→ **Task**:
Restate each line of the listing exactly, without carrying over any pictures.

→ **Entries supplied**:
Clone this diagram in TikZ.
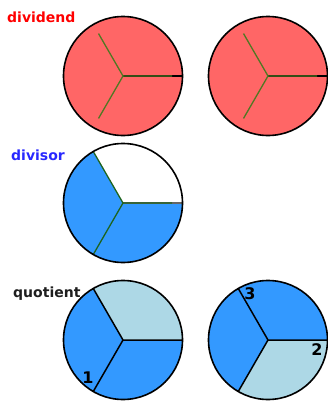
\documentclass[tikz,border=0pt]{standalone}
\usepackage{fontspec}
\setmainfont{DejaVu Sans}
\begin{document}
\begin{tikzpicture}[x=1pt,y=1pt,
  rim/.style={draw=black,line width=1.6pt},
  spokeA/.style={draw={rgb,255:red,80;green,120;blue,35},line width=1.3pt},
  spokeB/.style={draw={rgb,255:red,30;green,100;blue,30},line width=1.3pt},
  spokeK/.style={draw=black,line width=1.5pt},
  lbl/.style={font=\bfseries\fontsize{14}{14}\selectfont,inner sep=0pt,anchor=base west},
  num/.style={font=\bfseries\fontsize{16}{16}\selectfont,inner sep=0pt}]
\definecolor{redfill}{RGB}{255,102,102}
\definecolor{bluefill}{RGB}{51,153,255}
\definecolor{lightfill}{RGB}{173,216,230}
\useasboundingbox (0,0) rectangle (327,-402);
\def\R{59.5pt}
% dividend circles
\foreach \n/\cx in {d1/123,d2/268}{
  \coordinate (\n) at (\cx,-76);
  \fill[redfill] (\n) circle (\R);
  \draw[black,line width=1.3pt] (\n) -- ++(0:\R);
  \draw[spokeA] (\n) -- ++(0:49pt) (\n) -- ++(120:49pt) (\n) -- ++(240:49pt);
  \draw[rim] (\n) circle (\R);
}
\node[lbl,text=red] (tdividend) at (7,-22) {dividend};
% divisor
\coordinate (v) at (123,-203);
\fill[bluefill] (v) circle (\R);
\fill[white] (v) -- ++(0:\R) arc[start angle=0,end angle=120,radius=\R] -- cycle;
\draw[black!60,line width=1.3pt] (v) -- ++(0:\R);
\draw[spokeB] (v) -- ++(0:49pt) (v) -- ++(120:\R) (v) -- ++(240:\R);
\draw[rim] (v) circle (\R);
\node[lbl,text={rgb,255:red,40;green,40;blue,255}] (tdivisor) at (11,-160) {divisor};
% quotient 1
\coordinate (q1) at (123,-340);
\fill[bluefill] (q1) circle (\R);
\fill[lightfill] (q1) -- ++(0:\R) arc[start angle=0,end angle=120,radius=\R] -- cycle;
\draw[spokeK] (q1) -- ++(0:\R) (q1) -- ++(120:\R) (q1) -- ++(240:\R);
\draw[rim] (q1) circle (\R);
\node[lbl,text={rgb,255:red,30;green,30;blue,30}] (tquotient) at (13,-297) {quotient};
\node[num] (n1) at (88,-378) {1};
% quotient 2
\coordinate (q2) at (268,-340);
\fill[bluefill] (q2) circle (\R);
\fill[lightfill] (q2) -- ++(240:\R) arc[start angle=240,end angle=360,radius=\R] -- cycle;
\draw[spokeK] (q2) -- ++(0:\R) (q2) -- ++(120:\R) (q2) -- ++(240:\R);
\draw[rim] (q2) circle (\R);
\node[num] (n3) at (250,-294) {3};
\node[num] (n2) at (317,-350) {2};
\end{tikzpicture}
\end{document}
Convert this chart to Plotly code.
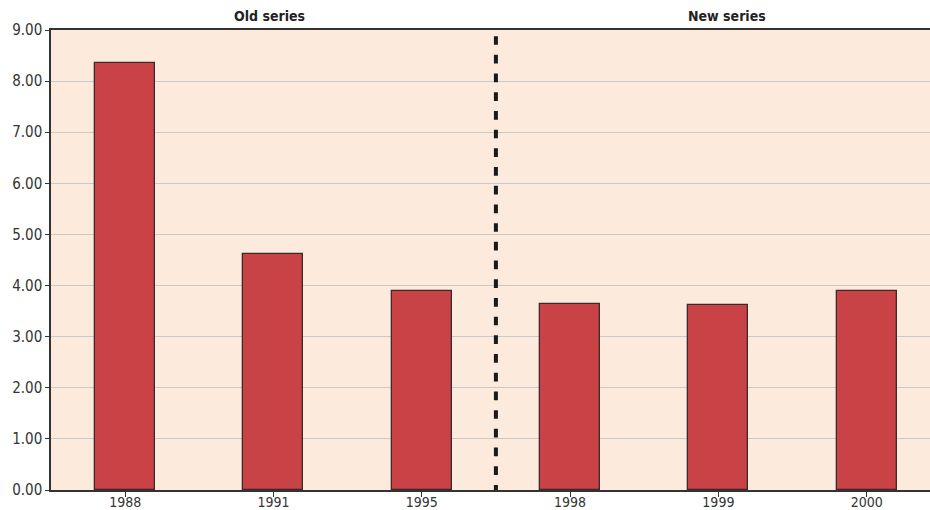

→ **Result of the exercise**:
Clone this diagram in TikZ.
\documentclass[tikz,border=0pt]{standalone}
\usepackage{fontspec}
\setmainfont{DejaVu Sans}
\begin{document}
\begin{tikzpicture}[x=1pt,y=1pt,
  rim/.style={draw=black,line width=1.6pt},
  spokeA/.style={draw={rgb,255:red,80;green,120;blue,35},line width=1.3pt},
  spokeB/.style={draw={rgb,255:red,30;green,100;blue,30},line width=1.3pt},
  spokeK/.style={draw=black,line width=1.5pt},
  lbl/.style={font=\bfseries\fontsize{14}{14}\selectfont,inner sep=0pt,anchor=base west},
  num/.style={font=\bfseries\fontsize{16}{16}\selectfont,inner sep=0pt}]
\definecolor{redfill}{RGB}{255,102,102}
\definecolor{bluefill}{RGB}{51,153,255}
\definecolor{lightfill}{RGB}{173,216,230}
\useasboundingbox (0,0) rectangle (327,-402);
\def\R{59.5pt}
% dividend circles
\foreach \n/\cx in {d1/123,d2/268}{
  \coordinate (\n) at (\cx,-76);
  \fill[redfill] (\n) circle (\R);
  \draw[black,line width=1.3pt] (\n) -- ++(0:\R);
  \draw[spokeA] (\n) -- ++(0:49pt) (\n) -- ++(120:49pt) (\n) -- ++(240:49pt);
  \draw[rim] (\n) circle (\R);
}
\node[lbl,text=red] (tdividend) at (7,-22) {dividend};
% divisor
\coordinate (v) at (123,-203);
\fill[bluefill] (v) circle (\R);
\fill[white] (v) -- ++(0:\R) arc[start angle=0,end angle=120,radius=\R] -- cycle;
\draw[black!60,line width=1.3pt] (v) -- ++(0:\R);
\draw[spokeB] (v) -- ++(0:49pt) (v) -- ++(120:\R) (v) -- ++(240:\R);
\draw[rim] (v) circle (\R);
\node[lbl,text={rgb,255:red,40;green,40;blue,255}] (tdivisor) at (11,-160) {divisor};
% quotient 1
\coordinate (q1) at (123,-340);
\fill[bluefill] (q1) circle (\R);
\fill[lightfill] (q1) -- ++(0:\R) arc[start angle=0,end angle=120,radius=\R] -- cycle;
\draw[spokeK] (q1) -- ++(0:\R) (q1) -- ++(120:\R) (q1) -- ++(240:\R);
\draw[rim] (q1) circle (\R);
\node[lbl,text={rgb,255:red,30;green,30;blue,30}] (tquotient) at (13,-297) {quotient};
\node[num] (n1) at (88,-378) {1};
% quotient 2
\coordinate (q2) at (268,-340);
\fill[bluefill] (q2) circle (\R);
\fill[lightfill] (q2) -- ++(240:\R) arc[start angle=240,end angle=360,radius=\R] -- cycle;
\draw[spokeK] (q2) -- ++(0:\R) (q2) -- ++(120:\R) (q2) -- ++(240:\R);
\draw[rim] (q2) circle (\R);
\node[num] (n3) at (250,-294) {3};
\node[num] (n2) at (317,-350) {2};
\end{tikzpicture}
\end{document}
Convert this chart to Plotly code.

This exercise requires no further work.